The Grove School
Sunday July 11th /15
My dear Mother
I wonder whether Father is with you this weekend, or when it is that he is going down to Eastbourne. I am glad you are going to talk to him about my plans. I do think you know that I am far better fitted for something in the practical line. I am much more practical than intellectual. My objection to teaching is: 1) in all cases the teaching itself; 2) in the case of boarding school teaching the narrow school life.

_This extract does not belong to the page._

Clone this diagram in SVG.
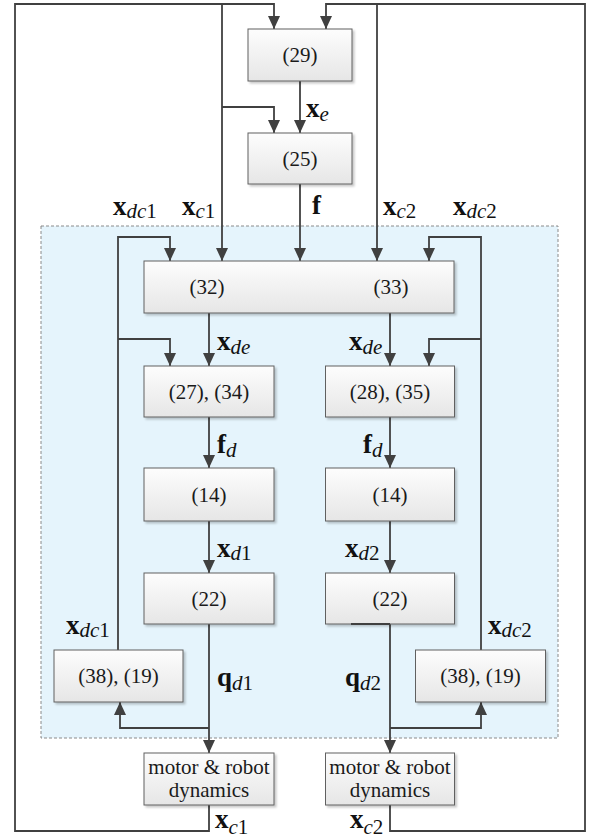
<svg xmlns="http://www.w3.org/2000/svg" width="590" height="838" viewBox="0 0 590 838">
<style>
.box{stroke:#606060;stroke-width:1;fill:url(#g);filter:url(#sh)}
.bt{font-family:'Liberation Serif','Times New Roman',serif;font-size:21px;fill:#1a1a1a;text-anchor:middle}
.c{fill:none;stroke:#404040;stroke-width:1.8}
.a{marker-end:url(#ah)}
.l{font-family:'Liberation Serif','Times New Roman',serif;font-size:27px;font-weight:bold;fill:#111}
.s{font-size:21px;font-weight:normal;font-style:italic}
.n{font-size:21px;font-weight:normal;font-style:normal}
</style>
<defs>
<linearGradient id="g" x1="0" y1="0" x2="0" y2="1">
<stop offset="0" stop-color="#fdfdfd"/>
<stop offset="1" stop-color="#e6e6e6"/>
</linearGradient>
<filter id="sh" x="-10%" y="-10%" width="130%" height="140%">
<feDropShadow dx="2" dy="2" stdDeviation="1.2" flood-color="#000" flood-opacity="0.22"/>
</filter>
<marker id="ah" markerUnits="userSpaceOnUse" viewBox="-1 -7 15 14" markerWidth="15" markerHeight="14" refX="13" refY="0" orient="auto">
<path d="M0,-6 L13,0 L0,6 z" fill="#404040"/>
</marker>
</defs>
<rect width="590" height="838" fill="#fff"/>
<g id="region">
<rect x="41" y="226" width="517" height="512" fill="#e5f4fc" stroke="#8a8a8a" stroke-width="1" stroke-dasharray="3,2"/>
</g>
<g id="connectors">
<path class="c a" d="M209,805 V831 H15 V4 H274 V29"/>
<path class="c a" d="M222,4 V261"/>
<path class="c a" d="M222,107 H274 V133"/>
<path class="c a" d="M390,805 V831 H585 V4 H326 V29"/>
<path class="c a" d="M377,4 V261"/>
<path class="c a" d="M300,81 V133"/>
<path class="c a" d="M300,184 V261"/>
<path class="c a" d="M118,650 V237 H170 V261"/>
<path class="c a" d="M118,339 H170 V366"/>
<path class="c a" d="M481,650 V237 H429 V261"/>
<path class="c a" d="M481,339 H429 V366"/>
<path class="c a" d="M209,313 V366"/>
<path class="c a" d="M390,313 V366"/>
<path class="c a" d="M209,417 V468"/>
<path class="c a" d="M390,417 V468"/>
<path class="c a" d="M209,521 V573"/>
<path class="c a" d="M390,521 V573"/>
<path class="c a" d="M209,624 V753"/>
<path class="c a" d="M390,624 V753"/>
<path class="c a" d="M209,728 H120 V702"/>
<path class="c a" d="M390,728 H481 V702"/>
</g>
<g id="n29"><rect class="box" x="248" y="29" width="104" height="52"/><text class="bt" x="300" y="62">(29)</text></g>
<g id="n25"><rect class="box" x="248" y="133" width="104" height="51"/><text class="bt" x="300" y="166">(25)</text></g>
<g id="n3233"><rect class="box" x="144" y="261" width="310" height="52"/><text class="bt" x="207" y="294">(32)</text><text class="bt" x="391" y="294">(33)</text></g>
<g id="n2734"><rect class="box" x="144" y="366" width="130" height="51"/><text class="bt" x="209" y="399">(27), (34)</text></g>
<g id="n2835"><rect class="box" x="325.5" y="366" width="129" height="51"/><text class="bt" x="390" y="399">(28), (35)</text></g>
<g id="n14a"><rect class="box" x="144" y="468" width="130" height="53"/><text class="bt" x="209" y="502">(14)</text></g>
<g id="n14b"><rect class="box" x="325.5" y="468" width="129" height="53"/><text class="bt" x="390" y="502">(14)</text></g>
<g id="n22a"><rect class="box" x="144" y="573" width="130" height="51"/><text class="bt" x="209" y="606">(22)</text></g>
<g id="n22b"><rect class="box" x="325.5" y="573" width="129" height="51"/><text class="bt" x="390" y="606">(22)</text><path d="M351,624 H390" stroke="#404040" stroke-width="1.8"/></g>
<g id="n3819a"><rect class="box" x="54" y="650" width="129" height="52"/><text class="bt" x="118.5" y="683">(38), (19)</text></g>
<g id="n3819b"><rect class="box" x="415.5" y="650" width="130" height="52"/><text class="bt" x="480.5" y="683">(38), (19)</text></g>
<g id="motor1"><rect class="box" x="144" y="753" width="130" height="52"/><text class="bt" x="209" y="774">motor &amp; robot</text><text class="bt" x="209" y="797">dynamics</text></g>
<g id="motor2"><rect class="box" x="325.5" y="753" width="129" height="52"/><text class="bt" x="390" y="774">motor &amp; robot</text><text class="bt" x="390" y="797">dynamics</text></g>
<g id="labels">
<text class="l" x="306" y="117">x<tspan class="s" dy="4">e</tspan></text>
<text class="l" x="312" y="214">f</text>
<text class="l" x="113" y="215">x<tspan class="s" dy="3">dc</tspan><tspan class="n">1</tspan></text>
<text class="l" x="182" y="215">x<tspan class="s" dy="3">c</tspan><tspan class="n">1</tspan></text>
<text class="l" x="383" y="215">x<tspan class="s" dy="3">c</tspan><tspan class="n">2</tspan></text>
<text class="l" x="453" y="215">x<tspan class="s" dy="3">dc</tspan><tspan class="n">2</tspan></text>
<text class="l" x="217" y="350">x<tspan class="s" dy="4">de</tspan></text>
<text class="l" x="349" y="350">x<tspan class="s" dy="4">de</tspan></text>
<text class="l" x="217" y="453">f<tspan class="s" dy="4">d</tspan></text>
<text class="l" x="363" y="453">f<tspan class="s" dy="4">d</tspan></text>
<text class="l" x="217" y="557">x<tspan class="s" dy="3">d</tspan><tspan class="n">1</tspan></text>
<text class="l" x="345" y="557">x<tspan class="s" dy="3">d</tspan><tspan class="n">2</tspan></text>
<text class="l" x="66" y="634">x<tspan class="s" dy="3">dc</tspan><tspan class="n">1</tspan></text>
<text class="l" x="488" y="634">x<tspan class="s" dy="3">dc</tspan><tspan class="n">2</tspan></text>
<text class="l" x="217" y="686">q<tspan class="s" dy="4">d</tspan><tspan class="n">1</tspan></text>
<text class="l" x="345" y="686">q<tspan class="s" dy="4">d</tspan><tspan class="n">2</tspan></text>
<text class="l" x="215" y="828">x<tspan class="s" dy="6">c</tspan><tspan class="n">1</tspan></text>
<text class="l" x="350" y="828">x<tspan class="s" dy="6">c</tspan><tspan class="n">2</tspan></text>
</g>
</svg>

You ask when Miss Lacey thinks it would be any use to try for a scholarship if I go in for it. Well the school exams are every March so it would probably be March 1918 because if June 1916 is the earliest I can do Responsions and very likely December 1916 I must have at the very least a year to work solidly at the history. Miss Lacey did just mention the possibility of social work such as Kath suggested but we did not discuss it at much length. I am keen on the idea of nursing, and you may remember I always used to say I should like to nurse, but of course if you are very much against it that knocks that on the head. There is a viginti here who has a sister an army nurse, and she says that in peace-time it is a very good post, with interesting work, and a nice social life too which prevents it from getting so narrow as a private nurse’s life. Probably I should want to take up some special branch like that if I went in for it.
I am glad Arthur will be able to come back home for part of August.
Yes, I wrote to Aunt Lottie last week. I hope you are enjoying your stay at Eastbourne.
Yesterday I went to tea and tennis at Winifred Rackstraw’s, one of the day-girls. Next Saturday the whole school has been invited to tea next door to Lady Crosfield’s; isn’t it brave of her? I hope it will be fine. They have lovely grounds.
Tomorrow week the day-girls are giving their usual break-up party so we will be quite gay. And as it is Miss Grierson’s and Miss Jorgensen’s last term, the mistresses and the girls over 17 are going to have a break-up party next Saturday evening, and we shall both act something. Won’t it be a joke to see Miss Lacey acting?
I must stop. With much love, Mother dear, and love to Aunt Lizzie.